How To Avoid Being A Burnt Toast Crust

I’ve just had this email from Jules talking about her son.

My DS (7) recently drew daggers on his heels, knees and elbows to show me how and where it hurt.

At a birthday party today he stopped playing and came and sat with me because he ‘felt tired’ when I asked where he felt tired he said ‘all over.’

He isn’t diagnosed yet but has an appointment with a rheumatologist soon.

I was reminded of so many similar moments at parties, picnics, concerts, relatives and friends houses.

I would cradle my daughter – knowing that she was hurting and tired. I’d be weighing up how to meet her needs and those of the others in my family.

Many times I would leave and take her home.

There would be this heavy stone feeling inside. As a parent so much of our wiring is about protection and comfort.

When you can’t do either, especially over a long period of time – it is pretty stressful.

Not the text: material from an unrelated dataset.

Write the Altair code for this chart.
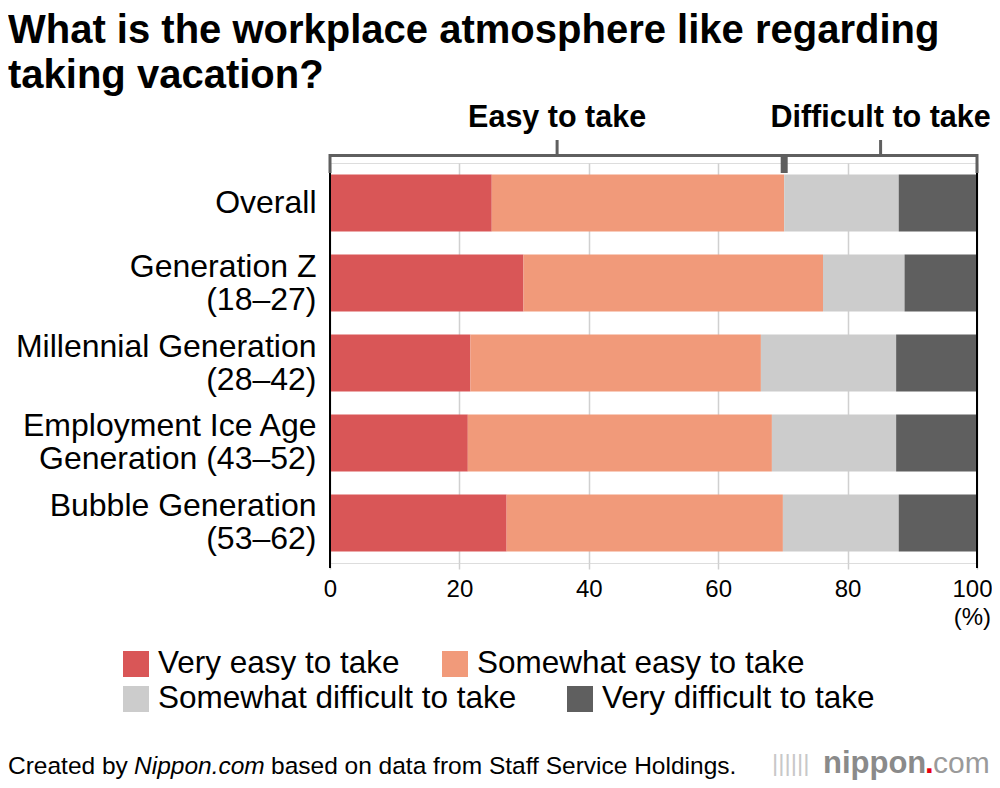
import altair as alt
import pandas as pd

# ---------------- data ----------------
categories = ["Overall", "Generation Z|(18–27)", "Millennial Generation|(28–42)",
              "Employment Ice Age|Generation (43–52)", "Bubble Generation|(53–62)"]
series = ["Very easy to take", "Somewhat easy to take",
          "Somewhat difficult to take", "Very difficult to take"]
very_easy = [25.0, 29.9, 21.7, 21.3, 27.3]
somewhat_easy = [45.2, 46.3, 44.9, 47.0, 42.7]
somewhat_difficult = [17.7, 12.6, 20.9, 19.2, 17.9]
very_difficult = [12.1, 11.2, 12.5, 12.5, 12.1]
colors = ["#d95657", "#f19a7a", "#cccccc", "#5f5f5f"]
x_ticks = [0, 20, 40, 60, 80, 100]
bracket_labels = ["Easy to take", "Difficult to take"]
title_lines = ["What is the workplace atmosphere like regarding", "taking vacation?"]

FONT = "Liberation Sans"
BRACKET = "#5f5f5f"

rows = []
for si, (name, vals) in enumerate(zip(series, [very_easy, somewhat_easy,
                                                somewhat_difficult, very_difficult])):
    for c, v in zip(categories, vals):
        rows.append({"category": c, "series": name, "value": v, "order": si})
df = pd.DataFrame(rows)

easy_total = very_easy[0] + somewhat_easy[0]
bracket_df = pd.DataFrame({"start": [0, easy_total], "end": [easy_total, 100],
                           "label": bracket_labels})
bracket_df["mid"] = (bracket_df["start"] + bracket_df["end"]) / 2
edges_df = pd.DataFrame({"x": [0, 100]})
split_df = pd.DataFrame({"x": [easy_total]})
one = pd.DataFrame({"k": [0]})

x_scale = alt.Scale(domain=[0, 100], nice=False)
y_scale = alt.Scale(domain=categories, paddingInner=0.2875, paddingOuter=0.144)

bars = alt.Chart(df).mark_bar().encode(
    x=alt.X("value:Q", stack="zero", scale=x_scale,
            axis=alt.Axis(values=x_ticks, title=None, grid=True, gridColor="#d0d0d0",
                          gridWidth=1.5, domain=False, tickColor="#d0d0d0", tickWidth=1.5,
                          tickSize=6, labelFontSize=24, labelFont=FONT, labelColor="#000",
                          labelPadding=8, labelFlush=False,
                          labelOffset={"condition": {"test": "datum.value == 100", "value": -5},
                                       "value": 0})),
    y=alt.Y("category:N", scale=y_scale, sort=categories,
            axis=alt.Axis(title=None, ticks=False, domain=False, labelFontSize=32,
                          labelFont=FONT, labelColor="#000", labelPadding=14,
                          labelLimit=500, labelLineHeight=33,
                          labelExpr="split(datum.label, '|')",
                          labelOffset={"condition": {"test": "indexof(datum.value, '|') >= 0",
                                                     "value": -16.5}, "value": 0})),
    color=alt.Color("series:N", scale=alt.Scale(domain=series, range=colors), legend=None),
    order=alt.Order("order:Q"),
)

frame = alt.Chart(edges_df).mark_rule(color="#000", strokeWidth=2).encode(
    x=alt.X("x:Q", title=None), y=alt.value(0), y2=alt.value(405))

br_h = alt.Chart(bracket_df).mark_rule(color=BRACKET, strokeWidth=3).encode(
    x=alt.X("start:Q", title=None), x2="end:Q", y=alt.value(-7.5))
br_ends = alt.Chart(edges_df).mark_rule(color=BRACKET, strokeWidth=3).encode(
    x=alt.X("x:Q", title=None), y=alt.value(-9), y2=alt.value(10))
br_split = alt.Chart(split_df).mark_rule(color=BRACKET, strokeWidth=7).encode(
    x=alt.X("x:Q", title=None), y=alt.value(-9), y2=alt.value(10))
br_mid = alt.Chart(bracket_df).mark_rule(color=BRACKET, strokeWidth=3).encode(
    x=alt.X("mid:Q", title=None), y=alt.value(-23), y2=alt.value(-7.5))
br_text = alt.Chart(bracket_df).mark_text(font=FONT, fontSize=30.5, fontWeight="bold",
                                          color="#000", baseline="middle").encode(
    x=alt.X("mid:Q", title=None), y=alt.value(-45), text="label:N")

pct = alt.Chart(one).mark_text(font=FONT, fontSize=24, color="#000", align="right",
                               baseline="middle").encode(
    x=alt.value(661), y=alt.value(455), text=alt.value("(%)"))

layers = [bars, frame, br_h, br_ends, br_split, br_mid, br_text, pct]

# title
for i, line in enumerate(title_lines):
    layers.append(alt.Chart(one).mark_text(font=FONT, fontSize=40, fontWeight="bold",
                                           color="#000", align="left", baseline="middle").encode(
        x=alt.value(-322), y=alt.value(-132 + 45 * i), text=alt.value(line)))

# legend (manual, flow layout)
legend_pos = [(-207, 501), (112, 501), (-207, 536), (237, 536)]
for (lx, ly), name, col in zip(legend_pos, series, colors):
    layers.append(alt.Chart(one).mark_rect(color=col).encode(
        x=alt.value(lx), x2=alt.value(lx + 26), y=alt.value(ly - 13), y2=alt.value(ly + 13)))
    layers.append(alt.Chart(one).mark_text(font=FONT, fontSize=31.5, color="#000",
                                           align="left", baseline="middle").encode(
        x=alt.value(lx + 35), y=alt.value(ly), text=alt.value(name)))

# footer
footer_parts = [(-322, "Created by", "normal"), (-196, "Nippon.com", "italic"),
                (-59, "based on data from Staff Service Holdings.", "normal")]
for fx, txt, style in footer_parts:
    layers.append(alt.Chart(one).mark_text(font=FONT, fontSize=24.5, color="#000",
                                           fontStyle=style, align="left",
                                           baseline="middle").encode(
        x=alt.value(fx), y=alt.value(604), text=alt.value(txt)))

# logo
logo_parts = [(442, "||||||", "#c8c8c8", "normal", 24), (493, "nippon", "#8a8a8a", "bold", 31),
              (595, ".", "#e60012", "bold", 31), (603, "com", "#9a9a9a", "normal", 30)]
for lx, txt, col, wt, fs in logo_parts:
    layers.append(alt.Chart(one).mark_text(font=FONT, fontSize=fs, color=col, fontWeight=wt,
                                           align="left", baseline="middle").encode(
        x=alt.value(lx), y=alt.value(601), text=alt.value(txt)))

chart = alt.layer(*layers).properties(
    width=647, height=400,
    autosize=alt.AutoSizeParams(type="none"),
    padding={"left": 322, "top": 155, "right": 15, "bottom": 217},
).configure_view(stroke=None).configure(background="#ffffff")

chart.save("out.html", embed_options={"renderer": "svg", "actions": False})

There were times along the way where I felt I was going quietly mad. I did not go mad.

I made myself get help. I actually made my mental health a priority.

I forced myself to find other people with similar issues even though I was worried their pain would overwhelm me.

I made a commitment to really look after myself. (Not an easy brief for any mother either stay at home or working outside the home.)

It is a lot of work to parent a child in chronic pain – meds, physio, school, appointments etc.

That is just the outer layer of the work to be done. The major body of work is not ending up a burnt up toast crust.

That’s our challenge as parents.

Ask yourself the serious question-

“What am I going to need so I can grow through this experience rather than being eaten up by it?”.

I’d love to hear about your strategies for staying sane – I’m sure you have some good ones.